C’est le clou du spectacle, la pièce phare par laquelle les visiteurs termineront leur parcours. « Ici dans cette salle dite Renaissance, Pierre Loti avait habitude de recevoir. Quand l’invité arrivait, il découvrait ce grand espace où l’écrivain l’attendait debout sur l’escalier, en se tenant plus ou moins haut sur les marches en fonction de la position sociale de son visiteur, dans le but d’impressionner », raconte Claude Stéfani. Cette salle de réception où Pierre Loti aimait donner des fêtes somptueuses est le gros morceau de cette campagne de travaux. Les restaurations, en cours depuis fin 2021, concernent la haute cheminée de pierre de style gothique finissant. « Il faut les réaliser in situ, notamment à cause du décor en bois sculpté, qui n’est pas déposable car très fragile », explique Elsa Ricaud. Les parquets retrouveront leur lustre d’époque, ainsi que les tapisseries bruxelloises du XVIIe siècle habituellement tendues le long des murs. La pièce va être mise aux normes de sécurité et isolée en vue d’obtenir une stabilité thermique et hygrométrique, pour préserver les œuvres de la dégradation.

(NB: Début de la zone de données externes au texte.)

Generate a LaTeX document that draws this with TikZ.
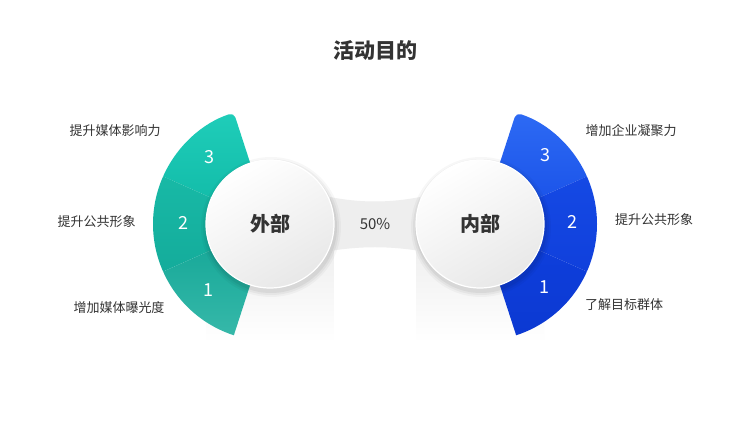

Le plus gros du chantier va concerner la structure de l’édifice. « Pour obtenir cette pièce monumentale surélevée d’une tribune, Pierre Loti a éventré l’étage initial. Le problème, c’est que structurellement la maison n’était pas prévue pour ça », explique Elsa Ricaud. En s’improvisant architecte, Pierre Loti a fragilisé l’ensemble de la construction, déjà posée sur un sol instable, argileux. Les travaux de consolidations des murs, du plafond et des fondations ont démarré l’automne dernier. La Fondation du patrimoine et la Ville de Rochefort ont lancé un appel aux dons pour couvrir près de la moitié du coût du chantier, estimés à 335 000€.